Both women admit it’s possible to buy faucets for much less than $300. But the more cheaply they’re made, the faster the fixtures usually need to be replaced. Higgins notes that the Midwest’s high mineral count can wreak havoc on cheaply made faucetry.

Higgins doesn’t want people to think it’s all about how much money is being spent.

“Design is how to make things beautiful,” she says. “It’s not connected to a dollar sign. It’s always important to mix good, better and best. So what things should you spend more money on? Things you touch and use the most. And faucetry is something that you do.”

Yes, Higgins says, consumers do worry that they’ll spend a lot of money on something that’s trendy today and dated next year. But she points out that “depending on what you pick, your trend item can be a classic.”

In other words, retro is on point right now. Retro to what time period? Almost any era, really, as long as the design has been reinvented thoughtfully through new finishes, new materials and increased functionality.
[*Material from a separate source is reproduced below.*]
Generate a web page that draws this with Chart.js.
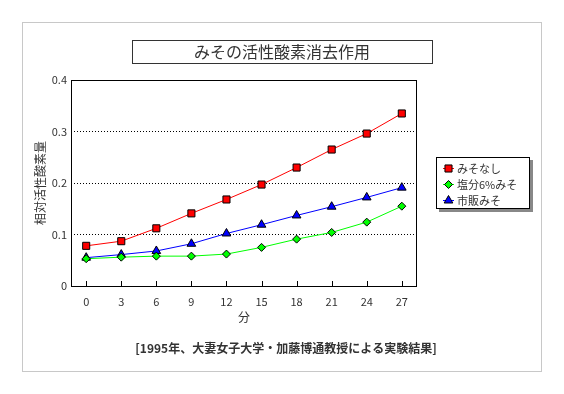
<!DOCTYPE html>
<html>
<head>
<meta charset="utf-8">
<script src="https://cdn.jsdelivr.net/npm/chart.js@4"></script>
<style>
  html, body { margin: 0; padding: 0; background: #fff; }
  #wrap { position: relative; width: 564px; height: 394px; }
</style>
</head>
<body>
<div id="wrap"><canvas id="c" width="564" height="394"></canvas></div>
<script>
// values
const minutes = [0, 3, 6, 9, 12, 15, 18, 21, 24, 27];
const misoNone = [0.078, 0.087, 0.112, 0.141, 0.168, 0.197, 0.230, 0.265, 0.296, 0.335];
const misoSalt6 = [0.053, 0.056, 0.058, 0.058, 0.062, 0.075, 0.091, 0.104, 0.124, 0.155];
const misoRetail = [0.055, 0.061, 0.068, 0.082, 0.102, 0.119, 0.137, 0.154, 0.172, 0.191];
const yTicks = [0, 0.1, 0.2, 0.3, 0.4];
const seriesNames = ['みそなし', '塩分6%みそ', '市販みそ'];
const chartTitle = 'みその活性酸素消去作用';
const yTitle = '相対活性酸素量';
const xTitle = '分';
const sourceNote = '[1995年、大妻女子大学・加藤博通教授による実験結果]';

const FONT = '"Noto Sans CJK JP", "Noto Sans", sans-serif';
Chart.defaults.font.family = FONT;
Chart.defaults.color = '#333';

const toPoints = (arr) => arr.map((v, i) => ({ x: minutes[i], y: v }));

function drawMarker(ctx, ds, x, y) {
    ctx.save();
    ctx.fillStyle = ds.pointBackgroundColor;
    ctx.strokeStyle = ds.pointBorderColor;
    ctx.lineWidth = ds.pointBorderWidth;
    if (Chart.helpers && Chart.helpers.drawPoint) {
        Chart.helpers.drawPoint(ctx, {
            pointStyle: ds.pointStyle, radius: ds.pointRadius,
            rotation: 0, borderWidth: ds.pointBorderWidth
        }, x, y);
    } else {
        ctx.fillRect(x - 3, y - 3, 7, 7);
        ctx.strokeRect(x - 3, y - 3, 7, 7);
    }
    ctx.restore();
}

// frame, title box, legend box, note, inward tick marks
const decorations = {
    id: 'decorations',
    beforeDraw(chart) {
        const ctx = chart.ctx;
        ctx.save();
        ctx.fillStyle = '#fff';
        ctx.fillRect(0, 0, chart.width, chart.height);
        ctx.strokeStyle = '#c8c8c8';
        ctx.lineWidth = 1;
        ctx.strokeRect(22.5, 22.5, 519, 349);
        ctx.restore();
    },
    afterDraw(chart) {
        const ctx = chart.ctx;
        const a = chart.chartArea;
        const xs = chart.scales.x;
        ctx.save();

        // plot frame
        ctx.strokeStyle = '#000';
        ctx.lineWidth = 1;
        ctx.strokeRect(a.left + 0.5, a.top + 0.5, a.right - a.left - 1, a.bottom - a.top);

        // tick marks pointing into the plot
        ctx.beginPath();
        minutes.forEach(m => {
            const px = Math.round(xs.getPixelForValue(m)) + 0.5;
            ctx.moveTo(px, a.bottom);
            ctx.lineTo(px, a.bottom - 5);
        });
        ctx.stroke();

        // title box
        ctx.fillStyle = '#fff';
        ctx.fillRect(132, 40, 300, 23);
        ctx.strokeStyle = '#333';
        ctx.strokeRect(132.5, 40.5, 300, 23);
        ctx.fillStyle = '#333';
        ctx.font = '16px ' + FONT;
        ctx.textAlign = 'center';
        ctx.textBaseline = 'middle';
        ctx.fillText(chartTitle, 282, 52);

        // legend box with shadow
        ctx.fillStyle = '#888';
        ctx.fillRect(439, 160, 94, 52);
        ctx.fillStyle = '#fff';
        ctx.fillRect(436, 157, 94, 52);
        ctx.strokeStyle = '#000';
        ctx.strokeRect(436.5, 157.5, 93, 51);
        ctx.font = '11px ' + FONT;
        ctx.textAlign = 'left';
        chart.data.datasets.forEach((ds, i) => {
            const y = 168 + i * 16;
            ctx.strokeStyle = ds.borderColor;
            ctx.lineWidth = 1;
            ctx.beginPath();
            ctx.moveTo(443, y + 0.5);
            ctx.lineTo(454, y + 0.5);
            ctx.stroke();
            drawMarker(ctx, ds, 448.5, y + 0.5);
            ctx.fillStyle = '#333';
            ctx.fillText(ds.label, 457, y + 1);
        });

        // source note
        ctx.font = 'bold 12px ' + FONT;
        ctx.textAlign = 'center';
        ctx.fillStyle = '#333';
        ctx.fillText(sourceNote, 286, 348);
        ctx.restore();
    }
};

new Chart(document.getElementById('c'), {
    type: 'line',
    data: {
        datasets: [
            {
                label: seriesNames[0], data: toPoints(misoNone),
                borderColor: '#ff0000', borderWidth: 1,
                pointStyle: 'rect', pointRadius: 5,
                pointBackgroundColor: '#ff0000', pointBorderColor: '#000', pointBorderWidth: 1
            },
            {
                label: seriesNames[1], data: toPoints(misoSalt6),
                borderColor: '#00ff00', borderWidth: 1,
                pointStyle: 'rectRot', pointRadius: 4,
                pointBackgroundColor: '#00ff00', pointBorderColor: '#000', pointBorderWidth: 1
            },
            {
                label: seriesNames[2], data: toPoints(misoRetail),
                borderColor: '#0000ff', borderWidth: 1,
                pointStyle: 'triangle', pointRadius: 5,
                pointBackgroundColor: '#0000ff', pointBorderColor: '#000', pointBorderWidth: 1
            }
        ]
    },
    options: {
        responsive: false,
        animation: false,
        devicePixelRatio: 1,
        layout: { padding: { left: 29, right: 147, top: 80, bottom: 68 } },
        plugins: {
            legend: { display: false },
            tooltip: { enabled: false },
            title: { display: false }
        },
        scales: {
            x: {
                type: 'linear',
                min: -1.3,
                max: 28.3,
                afterBuildTicks: s => { s.ticks = minutes.map(v => ({ value: v })); },
                afterFit: s => { s.height = 40; s.paddingLeft = 0; s.paddingRight = 0; },
                grid: { display: false },
                border: { display: false },
                ticks: { font: { size: 11 }, color: '#333', padding: 1, maxRotation: 0, autoSkip: false },
                title: { display: true, text: xTitle, font: { size: 12 }, color: '#333', padding: { top: 0, bottom: 1 } }
            },
            y: {
                min: 0,
                max: 0.4,
                afterBuildTicks: s => { s.ticks = yTicks.map(v => ({ value: v })); },
                afterFit: s => { s.width = 42; s.paddingTop = 0; s.paddingBottom = 0; },
                grid: {
                    drawTicks: false,
                    lineWidth: 1,
                    color: c => (c.index > 0 && c.index < yTicks.length - 1) ? '#000' : 'rgba(0,0,0,0)'
                },
                border: { display: false, dash: [1, 2] },
                ticks: { font: { size: 11 }, color: '#333', padding: 4, callback: v => String(v) },
                title: { display: true, text: yTitle, font: { size: 12 }, color: '#333', padding: { top: 4, bottom: 0 } }
            }
        }
    },
    plugins: [decorations]
});
</script>
</body>
</html>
Freestanding tubs, a throwback to earlier decades, are extremely popular right now, Higgins says. She estimates 99 percent of her clients have them.

But how do you deliver water to a tub that’s not against the wall? How about a tall freestanding tub filler that’s mounted to the floor instead? .

Freestanding bath tub fillers, like Victoria + Albert’s Staffordshire, reference Victorian times but in modern finishes, including brushed or polished nickel or polished chrome.

Brushed gold is huge right now, Kozishek says. “Not the ’80s brass that everyone has nightmares about, but it’s a really pretty brushed gold. It’s really taking over, especially on the bathroom side.”

Only a handful of manufacturers offer the gold finish, and then only in a limited number of models.

Kohler’s solid brass Purist, for bathrooms, is crisp and modern in design with its cross handles and squared neck. Brizo offers similar designs, also in gold tones in its Litze collection.

Polished nickel is trending now, too, and is a bit of a safer bet than gold for many.

“A lot of people don’t want to fully commit to a gold, so polished nickel kind of looks like chrome; it’s just like a warmer hue, so it looks a bit more like a rich undertone than cold and contemporary like chrome,” Kozishek says. “You see that in a lot of spaces that just want a little bit of depth in the finish but not to fully commit to the gold.”

For kitchens, technology may be even more important than the finish. Many manufacturers are incorporating on/off sensors and LED lights into their designs.

Higgins calls the ultra-modern KWC Eve a “living piece of art.” At a glance, it looks like a conventional gooseneck faucet, but it has LEDs around the aerator and a hidden pull-down feature.

The Grohe Blue Pure is designed with separate internal waterways: one for regular water, the other for filtered or, on some models, carbonated water. The design is sleek, with the control for tap water on the right, the control for the mineral on the left and light-up indicators for once it’s engaged.

Kozishek mentions the Kohler Sensate and the Delta Touch as good examples of technology-driven kitchen faucetry. The Sensate is motion-activated, responding within 20 milliseconds. It has a pull-down, magnetically docked nozzle with different spray settings.

The Touch can be turned on with the handle, through a motion sensor or when it’s touched anywhere. It also has LEDs that change color to indicate water temperature.

“Is it necessary to have all this extra detail?” Higgins asks. “Not really, because it’s just a faucet. But it’s nice, and it’s another layer to what your signature style is. That’s why people wear jewelry. It’s an expression thing.”